» What is asked:
Write the lines out again, from the top of the material to the line containing "60, 70, 80];", pictures excluded.

+ + + + + + +

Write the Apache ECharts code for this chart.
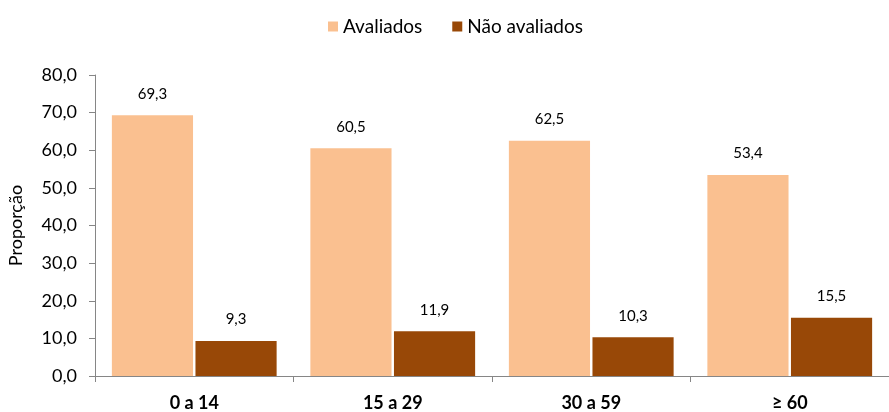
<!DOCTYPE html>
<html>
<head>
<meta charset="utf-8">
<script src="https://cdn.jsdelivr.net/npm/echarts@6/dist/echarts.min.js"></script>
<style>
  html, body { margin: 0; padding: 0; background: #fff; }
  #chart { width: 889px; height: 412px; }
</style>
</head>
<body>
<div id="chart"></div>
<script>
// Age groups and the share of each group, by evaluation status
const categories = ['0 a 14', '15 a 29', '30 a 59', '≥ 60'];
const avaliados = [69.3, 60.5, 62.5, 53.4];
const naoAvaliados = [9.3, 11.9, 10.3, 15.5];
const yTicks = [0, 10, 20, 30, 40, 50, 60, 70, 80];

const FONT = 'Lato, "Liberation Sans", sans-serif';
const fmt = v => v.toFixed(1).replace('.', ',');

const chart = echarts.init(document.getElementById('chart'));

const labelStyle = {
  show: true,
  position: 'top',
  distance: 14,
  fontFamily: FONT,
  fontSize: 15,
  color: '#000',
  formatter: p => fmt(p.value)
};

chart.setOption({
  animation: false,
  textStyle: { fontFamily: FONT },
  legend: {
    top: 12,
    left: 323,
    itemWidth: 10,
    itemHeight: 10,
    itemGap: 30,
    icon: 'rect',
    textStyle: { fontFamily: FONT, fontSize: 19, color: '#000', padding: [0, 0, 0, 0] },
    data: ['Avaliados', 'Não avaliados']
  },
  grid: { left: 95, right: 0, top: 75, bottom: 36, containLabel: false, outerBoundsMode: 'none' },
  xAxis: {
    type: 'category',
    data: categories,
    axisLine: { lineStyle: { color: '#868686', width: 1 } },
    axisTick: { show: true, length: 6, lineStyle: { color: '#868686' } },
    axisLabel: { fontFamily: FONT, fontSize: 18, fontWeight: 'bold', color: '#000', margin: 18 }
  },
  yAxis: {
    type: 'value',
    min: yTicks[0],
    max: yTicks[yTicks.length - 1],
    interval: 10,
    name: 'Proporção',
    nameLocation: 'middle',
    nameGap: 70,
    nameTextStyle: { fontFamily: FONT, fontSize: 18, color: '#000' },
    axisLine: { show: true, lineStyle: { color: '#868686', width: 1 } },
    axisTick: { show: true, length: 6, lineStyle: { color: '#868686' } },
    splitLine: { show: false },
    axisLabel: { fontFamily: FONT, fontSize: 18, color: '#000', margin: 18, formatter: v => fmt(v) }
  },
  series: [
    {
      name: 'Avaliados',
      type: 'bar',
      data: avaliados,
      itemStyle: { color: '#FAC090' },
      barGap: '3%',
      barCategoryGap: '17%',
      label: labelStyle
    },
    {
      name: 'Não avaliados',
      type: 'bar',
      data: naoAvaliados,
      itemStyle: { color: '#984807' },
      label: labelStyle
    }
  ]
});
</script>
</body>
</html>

+ + + + + + +

» Solved exercise:
Write the Apache ECharts code for this chart.
<!DOCTYPE html>
<html>
<head>
<meta charset="utf-8">
<script src="https://cdn.jsdelivr.net/npm/echarts@6/dist/echarts.min.js"></script>
<style>
  html, body { margin: 0; padding: 0; background: #fff; }
  #chart { width: 889px; height: 412px; }
</style>
</head>
<body>
<div id="chart"></div>
<script>
// Age groups and the share of each group, by evaluation status
const categories = ['0 a 14', '15 a 29', '30 a 59', '≥ 60'];
const avaliados = [69.3, 60.5, 62.5, 53.4];
const naoAvaliados = [9.3, 11.9, 10.3, 15.5];
const yTicks = [0, 10, 20, 30, 40, 50, 60, 70, 80];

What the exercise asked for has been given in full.